Morro um pouco a cada momento quando lembro que nunca mais recebi um oi de um amigo tão querido, quando envio cartas e elas retornam com o endereço errado. Quando me recordo que um dia dei o meu amor e ele jamais foi correspondido e essas lembranças ainda corroem a alma. Morro um pouco a cada dia quando sinto que posso tocar nessa imensa solidão e provar o silêncio. Os entes queridos que se vão, as crianças que crescem e não querem mais passear com os pais caretas, os tios ultrapassados, melhor andar com a “tribo”. Sair para as baladas, festas, diversão... tudo vão.
Morro um pouco a cada dia quando paro nos sinais e vejo uma criança pedinte, qual será o seu futuro?

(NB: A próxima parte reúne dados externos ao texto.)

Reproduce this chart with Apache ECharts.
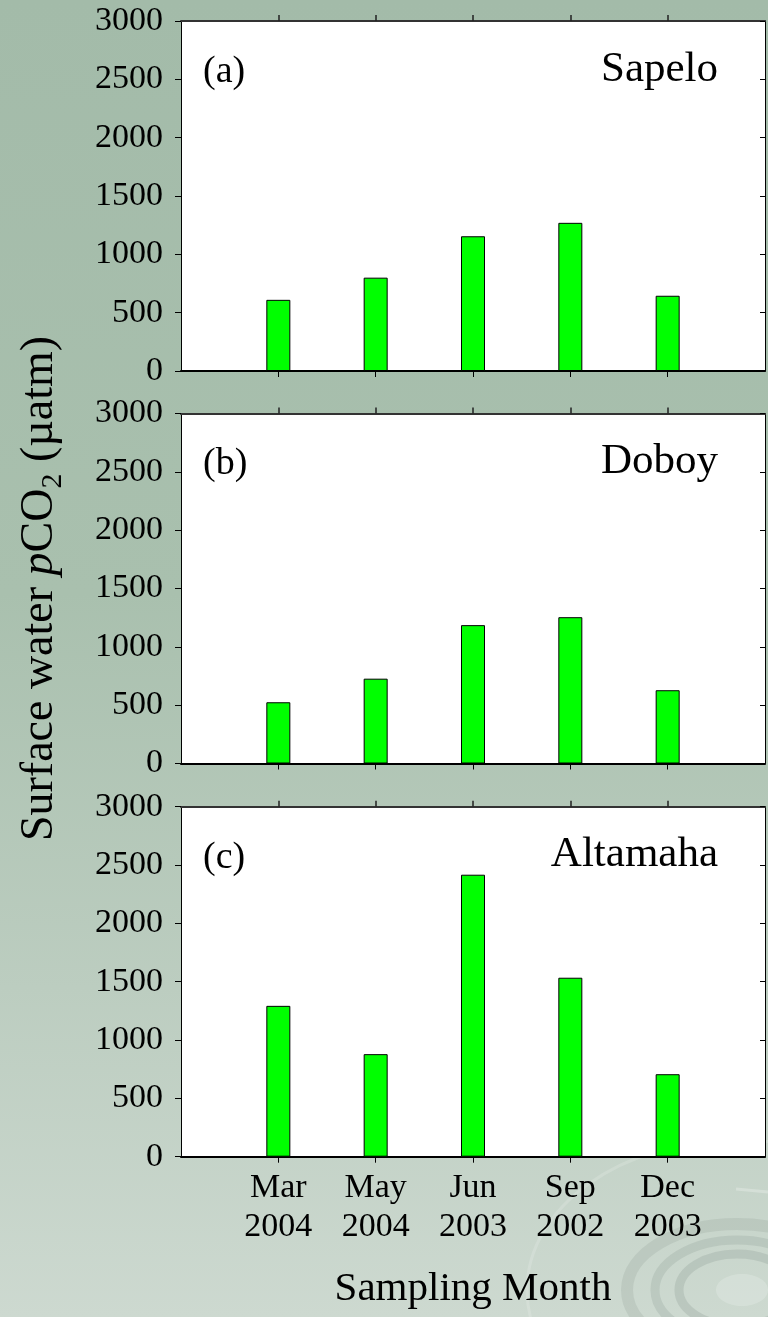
<!DOCTYPE html>
<html>
<head>
<meta charset="utf-8">
<script src="https://cdn.jsdelivr.net/npm/echarts@6/dist/echarts.min.js"></script>
<style>
html,body{margin:0;padding:0;}
#chart{width:768px;height:1317px;}
</style>
</head>
<body>
<div id="chart"></div>
<script>
// ---- data ----
const categories = ['', 'Mar\n2004', 'May\n2004', 'Jun\n2003', 'Sep\n2002', 'Dec\n2003', ''];
const sapelo   = [null, 610, 800, 1155, 1270, 645, null];
const doboy    = [null, 525, 727, 1186, 1254, 628, null];
const altamaha = [null, 1293, 879, 2417, 1534, 707, null];
const panelTags = ['(a)', '(b)', '(c)'];
const panelNames = ['Sapelo', 'Doboy', 'Altamaha'];
const yTicks = [0, 500, 1000, 1500, 2000, 2500, 3000];

const FONT = "'Liberation Serif','Times New Roman',serif";
const panels = [sapelo, doboy, altamaha];
const tops = [21, 413.5, 806.7];
const H = 350;

const chart = echarts.init(document.getElementById('chart'), null, {renderer: 'canvas'});

const grid = [], xAxis = [], yAxis = [], series = [], graphic = [];

// background ripples (decoration)
const rcx = 737, rcy = 1290;
[[210, 150, 'rgba(255,255,255,0.16)', 3],
 [110, 66, 'rgba(140,156,146,0.22)', 12],
 [82, 50, 'rgba(140,156,146,0.25)', 9],
 [58, 36, 'rgba(140,156,146,0.28)', 9]].forEach(r => {
  graphic.push({type: 'ellipse', z: -10, silent: true,
    shape: {cx: rcx, cy: rcy, rx: r[0], ry: r[1]},
    style: {fill: 'none', stroke: r[2], lineWidth: r[3]}});
});
graphic.push({type: 'ellipse', z: -10, silent: true,
  shape: {cx: rcx + 5, cy: rcy, rx: 26, ry: 16},
  style: {fill: 'rgba(225,232,227,0.45)'}});
graphic.push({type: 'line', z: -10, silent: true,
  shape: {x1: 736, y1: 1189, x2: 768, y2: 1192},
  style: {stroke: 'rgba(255,255,255,0.25)', lineWidth: 3}});

const tickShow = (idx) => idx > 0 && idx < categories.length - 1;

panels.forEach((vals, i) => {
  grid.push({left: 181, right: 3, top: tops[i], height: H, show: true,
    backgroundColor: '#ffffff', borderWidth: 0, containLabel: false, outerBoundsMode: 'none'});
  const last = i === 2;
  // bottom category axis
  xAxis.push({type: 'category', gridIndex: i, data: categories, boundaryGap: false,
    position: 'bottom',
    axisLine: {show: true, onZero: false, lineStyle: {color: '#000', width: 2}},
    axisTick: {show: true, inside: false, length: 6, lineStyle: {color: '#000', width: 1},
      interval: tickShow},
    axisLabel: {show: last, color: '#000', fontFamily: FONT, fontSize: 34, lineHeight: 39,
      margin: 12, interval: 0},
    splitLine: {show: false},
    name: last ? 'Sampling Month' : '', nameLocation: 'middle', nameGap: 112,
    nameTextStyle: {color: '#000', fontFamily: FONT, fontSize: 41}
  });
  // top category axis (ticks only)
  xAxis.push({type: 'category', gridIndex: i, data: categories, boundaryGap: false,
    position: 'top',
    axisLine: {show: true, onZero: false, lineStyle: {color: '#333', width: 2}},
    axisTick: {show: true, inside: false, length: 6, lineStyle: {color: '#222', width: 1.5},
      interval: tickShow},
    axisLabel: {show: true, interval: 0, formatter: () => '', margin: 2},
    splitLine: {show: false}
  });
  // left value axis
  yAxis.push({type: 'value', gridIndex: i, min: 0, max: 3000, interval: 500, position: 'left',
    axisLine: {show: true, lineStyle: {color: '#000', width: 1}},
    axisTick: {show: true, inside: false, length: 6, lineStyle: {color: '#000', width: 1}},
    axisLabel: {show: true, color: '#000', fontFamily: FONT, fontSize: 34, margin: 18,
      formatter: (v) => yTicks.indexOf(v) >= 0 ? String(v) : ''},
    splitLine: {show: false},
    name: i === 1 ? '{n|Surface water }{i|p}{n|CO}{s|2}{n| (\u00b5atm)}' : '',
    nameLocation: 'middle', nameGap: 113, nameRotate: 90,
    nameTextStyle: {color: '#000', fontFamily: FONT,
      rich: {
        n: {fontFamily: FONT, fontSize: 46, color: '#000', lineHeight: 56, verticalAlign: 'middle'},
        i: {fontFamily: FONT, fontSize: 46, fontStyle: 'italic', color: '#000', lineHeight: 56, verticalAlign: 'middle'},
        s: {fontFamily: FONT, fontSize: 30, color: '#000', lineHeight: 56, verticalAlign: 'bottom'}
      }}
  });
  // right value axis (ticks inside)
  yAxis.push({type: 'value', gridIndex: i, min: 0, max: 3000, interval: 500, position: 'right',
    axisLine: {show: true, lineStyle: {color: '#000', width: 1}},
    axisTick: {show: true, inside: true, length: 5, lineStyle: {color: '#000', width: 1}},
    axisLabel: {show: false}, splitLine: {show: false}
  });
  series.push({type: 'bar', xAxisIndex: i * 2, yAxisIndex: i * 2, data: vals,
    barWidth: 24, itemStyle: {color: '#00ff00', borderColor: '#000', borderWidth: 1},
    silent: true, animation: false});

  graphic.push({type: 'text', left: 203, top: tops[i] + 32, z: 100,
    style: {text: panelTags[i], font: '38px ' + FONT, fill: '#000'}});
  graphic.push({type: 'text', right: 50, top: tops[i] + 27, z: 100,
    style: {text: panelNames[i], font: '43px ' + FONT, fill: '#000'}});
});

chart.setOption({
  animation: false,
  backgroundColor: {type: 'linear', x: 0, y: 0, x2: 0, y2: 1,
    colorStops: [{offset: 0, color: '#a3bba9'}, {offset: 0.45, color: '#a9c0ae'},
                 {offset: 0.75, color: '#bccdc0'}, {offset: 1, color: '#cdd9d0'}]},
  grid, xAxis, yAxis, series, graphic
});
</script>
</body>
</html>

Quando ando nas ruas da cidade e lá estão tantos andarilhos e mendigos, que nada mais são que minha imagem e semelhança. Quando olho nos suntuosos palácios, prédios todos em mármore com suas marquises frequentadas por pessoas maltrapilhas se escondendo do frio, da chuva e sequer possuem um canto para se aquecerem. O paradoxo da riqueza e pobreza.
Morro a cada dia porque sou simplesmente humano e estou aqui apenas para cumprir o ciclo da vida, “crescei e multiplicai”. Morro a cada dia, mesmo não querendo. E cada ano que passa isso se torna mais evidente nas recordações, no reflexo do espelho. Morro, a cada instante um pouco, e nem por isso deixo de ter esperança no viver. Morro sim, como todos morrem, envelheço sim, e isso não me preocupa, pois o mais importante é acreditar que ao vivermos cumprimos nosso papel e quando chegar o momento, das luzes se apagarem e as cortinas cerrarem, haverá sempre uma nova vida, que continuará o que planejamos.

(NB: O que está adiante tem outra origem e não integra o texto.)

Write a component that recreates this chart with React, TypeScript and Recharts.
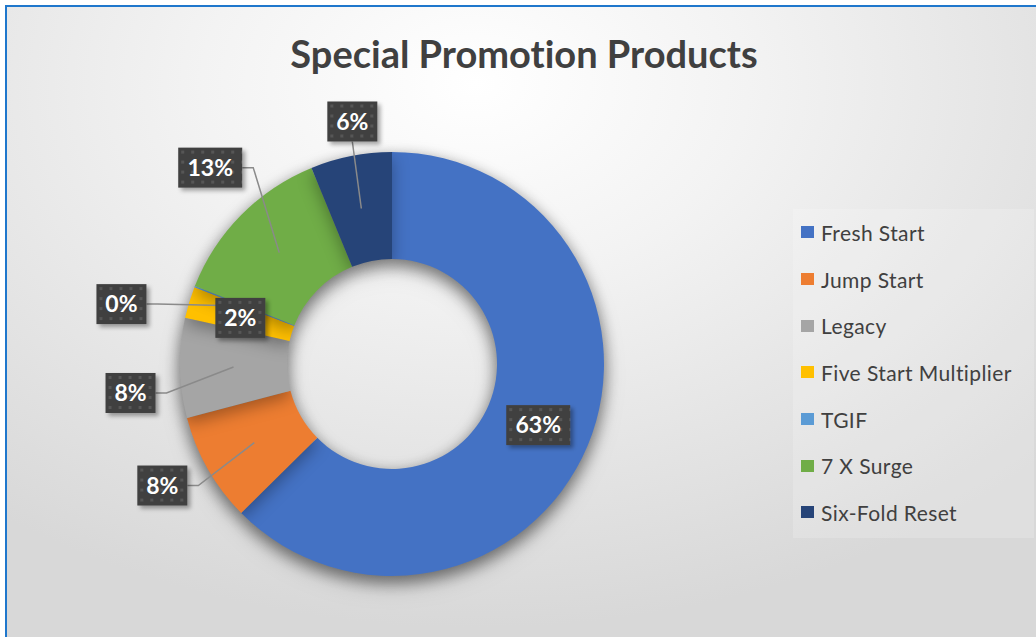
import React from "react";
import { PieChart, Pie, Cell, Legend } from "recharts";

const categories = ["Fresh Start", "Jump Start", "Legacy", "Five Start Multiplier", "TGIF", "7 X Surge", "Six-Fold Reset"];
const shares = [62.6, 8.3, 7.6, 2.4, 0.1, 12.8, 6.2];
const colors = ["#4472c4", "#ed7d31", "#a5a5a5", "#ffc000", "#5b9bd5", "#70ad47", "#264478"];

// where each data label box sits relative to its slice (null = on the slice itself)
const labelOffsets: ([number, number, "right" | "bottom"] | null)[] = [
  null,
  [-92, 43, "right"],
  [-103, 26, "right"],
  null,
  [-123, -2, "right"],
  [-69, -85, "right"],
  [-9, -87, "bottom"],
];

const data = categories.map((name, i) => ({ name, value: shares[i] }));

const RAD = Math.PI / 180;
const LABEL_FONT = "Lato, 'DejaVu Sans', sans-serif";

const LabelBox = ({ x, y, text, id }: { x: number; y: number; text: string; id: string }) => {
  const w = text.length <= 2 ? 50 : 64;
  const h = 40;
  return (
    <g>
      <defs>
        <pattern id={`dots-${id}`} width={10} height={10} patternUnits="userSpaceOnUse" x={x - w / 2} y={y - h / 2}>
          <rect width={10} height={10} fill="#404040" />
          <rect x={3} y={3} width={3} height={3} fill="#565656" />
        </pattern>
        <filter id={`shadow-${id}`} x="-30%" y="-30%" width="160%" height="160%">
          <feDropShadow dx={3} dy={3} stdDeviation={2} floodColor="#000" floodOpacity={0.35} />
        </filter>
      </defs>
      <rect x={x - w / 2} y={y - h / 2} width={w} height={h} fill={`url(#dots-${id})`} filter={`url(#shadow-${id})`} />
      <text x={x} y={y} dy="0.36em" textAnchor="middle" fill="#fff" fontFamily={LABEL_FONT} fontWeight={700} fontSize={23}>
        {text}
      </text>
    </g>
  );
};

const anchorOf = (p: any) => {
  const r = (p.innerRadius + p.outerRadius) / 2;
  return [p.cx + r * Math.cos(-p.midAngle * RAD), p.cy + r * Math.sin(-p.midAngle * RAD)];
};

const pctText = (p: any) => `${Math.round(p.percent * 100)}%`;

const renderLeaderLabel = (p: any) => {
  const off = labelOffsets[p.index];
  if (!off) return null;
  const [ax, ay] = anchorOf(p);
  const bx = ax + off[0];
  const by = ay + off[1];
  const text = pctText(p);
  const w = text.length <= 2 ? 50 : 64;
  let pts: string;
  if (off[2] === "bottom") {
    pts = `${bx},${by + 20} ${ax},${ay}`;
  } else {
    pts = `${bx + w / 2},${by} ${bx + w / 2 + 11},${by} ${ax},${ay}`;
  }
  return (
    <g key={`ll-${p.index}`}>
      <polyline points={pts} fill="none" stroke="#8a8a8a" strokeWidth={1.5} />
      <LabelBox x={bx} y={by} text={text} id={`l${p.index}`} />
    </g>
  );
};

const renderInnerLabel = (p: any) => {
  if (labelOffsets[p.index]) return null;
  const [ax, ay] = anchorOf(p);
  return (
    <g key={`il-${p.index}`}>
      <LabelBox x={ax} y={ay} text={pctText(p)} id={`i${p.index}`} />
    </g>
  );
};

const renderLegend = () => (
  <div
    style={{
      width: 241,
      height: 329,
      background: "rgba(255,255,255,0.18)",
      fontFamily: LABEL_FONT,
      fontSize: 21,
      color: "#404040",
    }}
  >
    {categories.map((name, i) => (
      <div key={name} style={{ height: 46.7, display: "flex", alignItems: "center", paddingLeft: 8 }}>
        <span style={{ width: 13, height: 12, background: colors[i], display: "inline-block", marginRight: 7 }} />
        <span style={{ letterSpacing: 0.4 }}>{name}</span>
      </div>
    ))}
  </div>
);

export default function App() {
  return (
    <div style={{ position: "absolute", left: 0, top: 0, width: 1036, height: 637, overflow: "hidden" }}>
      <style>{`.donut-ring { filter: drop-shadow(0px 6px 8px rgba(0,0,0,0.32)); }`}</style>
      <div
        style={{
          position: "absolute",
          left: 5,
          top: 5,
          width: 1040,
          height: 640,
          border: "2px solid #1f77cc",
          background: "radial-gradient(ellipse 75% 85% at 45% 12%, #ffffff 0%, #f3f3f3 35%, #d8d8d8 100%)",
        }}
      />
      <div
        style={{
          position: "absolute",
          left: 0,
          top: 34,
          width: 1048,
          textAlign: "center",
          fontFamily: LABEL_FONT,
          fontWeight: 700,
          fontSize: 38,
          lineHeight: "38px",
          fontVariantLigatures: "none",
          color: "#404040",
        }}
      >
        Special Promotion Products
      </div>
      <PieChart
        width={1036}
        height={637}
        margin={{ top: 0, right: 0, bottom: 0, left: 0 }}
        style={{ position: "absolute", left: 0, top: 0 }}
      >
        <Pie
          className="donut-ring"
          data={data}
          dataKey="value"
          nameKey="name"
          cx={392}
          cy={364}
          innerRadius={105}
          outerRadius={212}
          startAngle={90}
          endAngle={-270}
          stroke="none"
          label={false}
          labelLine={false}
          isAnimationActive={false}
        >
          {data.map((d, i) => (
            <Cell key={d.name} fill={colors[i]} />
          ))}
        </Pie>
        <Pie
          data={data}
          dataKey="value"
          cx={392}
          cy={364}
          innerRadius={105}
          outerRadius={212}
          startAngle={90}
          endAngle={-270}
          fill="none"
          stroke="none"
          legendType="none"
          label={renderLeaderLabel}
          labelLine={false}
          isAnimationActive={false}
        />
        <Pie
          data={data}
          dataKey="value"
          cx={392}
          cy={364}
          innerRadius={105}
          outerRadius={212}
          startAngle={90}
          endAngle={-270}
          fill="none"
          stroke="none"
          legendType="none"
          label={renderInnerLabel}
          labelLine={false}
          isAnimationActive={false}
        />
        <Legend
          content={renderLegend}
          wrapperStyle={{ position: "absolute", left: 793, top: 209, width: 241, height: 329 }}
        />
      </PieChart>
    </div>
  );
}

Então antes que isso aconteça, melhor ouvir melhores músicas, ler bons livros, ir ao teatro, ao cinema não como meros expectadores e sim como formadores de opinião. Ler uma coluna de jornal e debatê-la. Mesmo não sendo poeta ou escritor, escreva ao menos uma carta de felicitações, ou um simples “oi, como vai?”. Nunca perder o endereço do amigo querido. Mesmo que os “amores” do passado se forem, lembre-se que eles um dia foram atuais, então melhor compartilhar com outro alguém, um novo amor, sem medo de ser feliz.

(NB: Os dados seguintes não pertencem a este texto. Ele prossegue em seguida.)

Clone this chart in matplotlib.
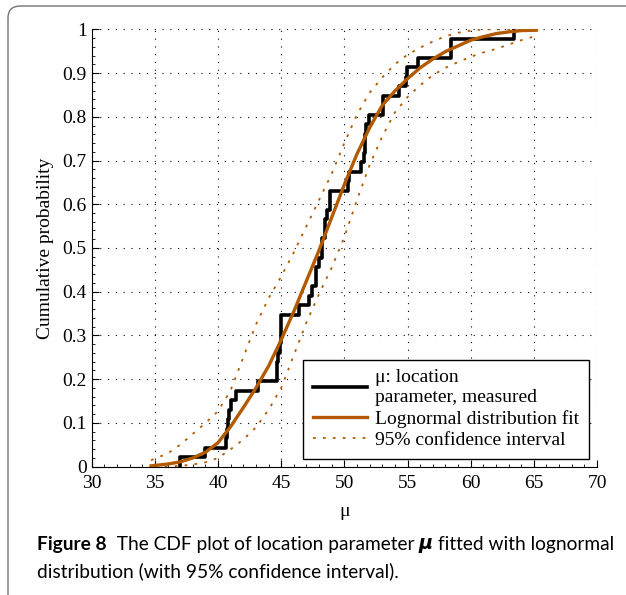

Antes que o tempo nos leve, melhor fazer uma criança sorrir, dar um pouco de alento á quem precisa, dar um abraço carinhoso sem cobrar nada em troca. Se possível, dê um presente á um órfão, mesmo que seja apenas sua companhia. Escolha melhores amigos. De um beijo demorado em seu companheiro (a), e recorde o quanto era bom namorar. Brinque mais, sorria mais, trabalhe menos, não diga que precisa sempre de mais dinheiro, torne o que tens o suficiente para o seu viver. Viva mais, porque morremos um pouco a cada dia, e nada volta atrás.
Sei que morro um pouco a cada dia, mas quando as luzes se apagarem e as cortinas dessa vida cerrarem, valerá ao menos ter vivido esse pouco tempo que tive aqui, intensamente, e saber que ao menos eu fui feliz, por te conhecer.